## [WHAT THE TASK REQUIRES]
Images are not part of the copy; transcribe all the data exactly.

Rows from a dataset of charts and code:
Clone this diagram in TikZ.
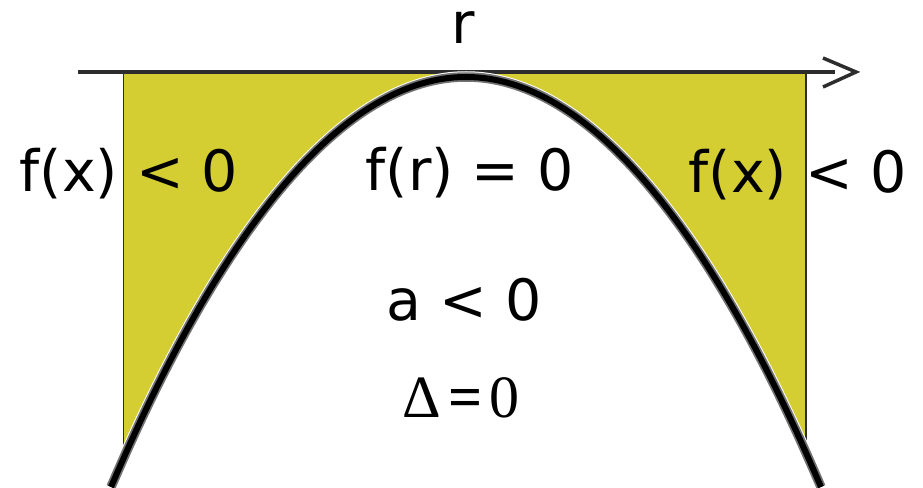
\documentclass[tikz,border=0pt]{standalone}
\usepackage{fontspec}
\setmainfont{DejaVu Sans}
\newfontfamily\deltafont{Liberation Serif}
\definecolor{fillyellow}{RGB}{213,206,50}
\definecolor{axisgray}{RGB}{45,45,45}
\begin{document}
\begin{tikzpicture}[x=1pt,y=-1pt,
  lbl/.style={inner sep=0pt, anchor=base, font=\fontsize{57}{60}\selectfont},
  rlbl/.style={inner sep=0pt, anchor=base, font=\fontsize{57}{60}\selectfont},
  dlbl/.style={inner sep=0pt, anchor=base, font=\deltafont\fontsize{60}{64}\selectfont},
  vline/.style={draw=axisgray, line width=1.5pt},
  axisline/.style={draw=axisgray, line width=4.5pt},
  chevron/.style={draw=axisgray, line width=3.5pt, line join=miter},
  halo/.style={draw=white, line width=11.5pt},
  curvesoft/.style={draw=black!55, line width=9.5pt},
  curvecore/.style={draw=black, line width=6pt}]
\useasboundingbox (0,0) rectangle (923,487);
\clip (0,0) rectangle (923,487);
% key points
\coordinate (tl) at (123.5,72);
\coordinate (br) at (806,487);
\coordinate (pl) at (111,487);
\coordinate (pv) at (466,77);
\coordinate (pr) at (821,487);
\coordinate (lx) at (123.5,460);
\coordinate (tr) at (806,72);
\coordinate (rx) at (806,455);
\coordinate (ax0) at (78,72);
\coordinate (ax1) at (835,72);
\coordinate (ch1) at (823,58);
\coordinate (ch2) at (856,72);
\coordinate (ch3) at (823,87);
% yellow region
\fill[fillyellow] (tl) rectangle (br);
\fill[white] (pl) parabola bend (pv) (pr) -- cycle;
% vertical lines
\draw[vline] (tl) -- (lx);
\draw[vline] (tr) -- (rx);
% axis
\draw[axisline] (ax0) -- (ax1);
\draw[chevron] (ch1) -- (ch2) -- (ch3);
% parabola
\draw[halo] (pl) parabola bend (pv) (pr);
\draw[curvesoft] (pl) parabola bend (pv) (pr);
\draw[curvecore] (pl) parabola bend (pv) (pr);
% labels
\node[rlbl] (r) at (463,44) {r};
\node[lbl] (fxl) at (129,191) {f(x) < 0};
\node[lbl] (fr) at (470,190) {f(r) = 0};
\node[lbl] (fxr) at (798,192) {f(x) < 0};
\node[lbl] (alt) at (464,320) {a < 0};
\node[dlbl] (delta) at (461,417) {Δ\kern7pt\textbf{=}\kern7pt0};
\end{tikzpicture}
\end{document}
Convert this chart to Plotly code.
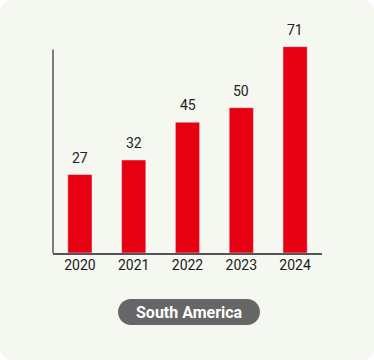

## [EXERCISE ANSWER]
Clone this diagram in TikZ.
\documentclass[tikz,border=0pt]{standalone}
\usepackage{fontspec}
\setmainfont{DejaVu Sans}
\newfontfamily\deltafont{Liberation Serif}
\definecolor{fillyellow}{RGB}{213,206,50}
\definecolor{axisgray}{RGB}{45,45,45}
\begin{document}
\begin{tikzpicture}[x=1pt,y=-1pt,
  lbl/.style={inner sep=0pt, anchor=base, font=\fontsize{57}{60}\selectfont},
  rlbl/.style={inner sep=0pt, anchor=base, font=\fontsize{57}{60}\selectfont},
  dlbl/.style={inner sep=0pt, anchor=base, font=\deltafont\fontsize{60}{64}\selectfont},
  vline/.style={draw=axisgray, line width=1.5pt},
  axisline/.style={draw=axisgray, line width=4.5pt},
  chevron/.style={draw=axisgray, line width=3.5pt, line join=miter},
  halo/.style={draw=white, line width=11.5pt},
  curvesoft/.style={draw=black!55, line width=9.5pt},
  curvecore/.style={draw=black, line width=6pt}]
\useasboundingbox (0,0) rectangle (923,487);
\clip (0,0) rectangle (923,487);
% key points
\coordinate (tl) at (123.5,72);
\coordinate (br) at (806,487);
\coordinate (pl) at (111,487);
\coordinate (pv) at (466,77);
\coordinate (pr) at (821,487);
\coordinate (lx) at (123.5,460);
\coordinate (tr) at (806,72);
\coordinate (rx) at (806,455);
\coordinate (ax0) at (78,72);
\coordinate (ax1) at (835,72);
\coordinate (ch1) at (823,58);
\coordinate (ch2) at (856,72);
\coordinate (ch3) at (823,87);
% yellow region
\fill[fillyellow] (tl) rectangle (br);
\fill[white] (pl) parabola bend (pv) (pr) -- cycle;
% vertical lines
\draw[vline] (tl) -- (lx);
\draw[vline] (tr) -- (rx);
% axis
\draw[axisline] (ax0) -- (ax1);
\draw[chevron] (ch1) -- (ch2) -- (ch3);
% parabola
\draw[halo] (pl) parabola bend (pv) (pr);
\draw[curvesoft] (pl) parabola bend (pv) (pr);
\draw[curvecore] (pl) parabola bend (pv) (pr);
% labels
\node[rlbl] (r) at (463,44) {r};
\node[lbl] (fxl) at (129,191) {f(x) < 0};
\node[lbl] (fr) at (470,190) {f(r) = 0};
\node[lbl] (fxr) at (798,192) {f(x) < 0};
\node[lbl] (alt) at (464,320) {a < 0};
\node[dlbl] (delta) at (461,417) {Δ\kern7pt\textbf{=}\kern7pt0};
\end{tikzpicture}
\end{document}
Convert this chart to Plotly code.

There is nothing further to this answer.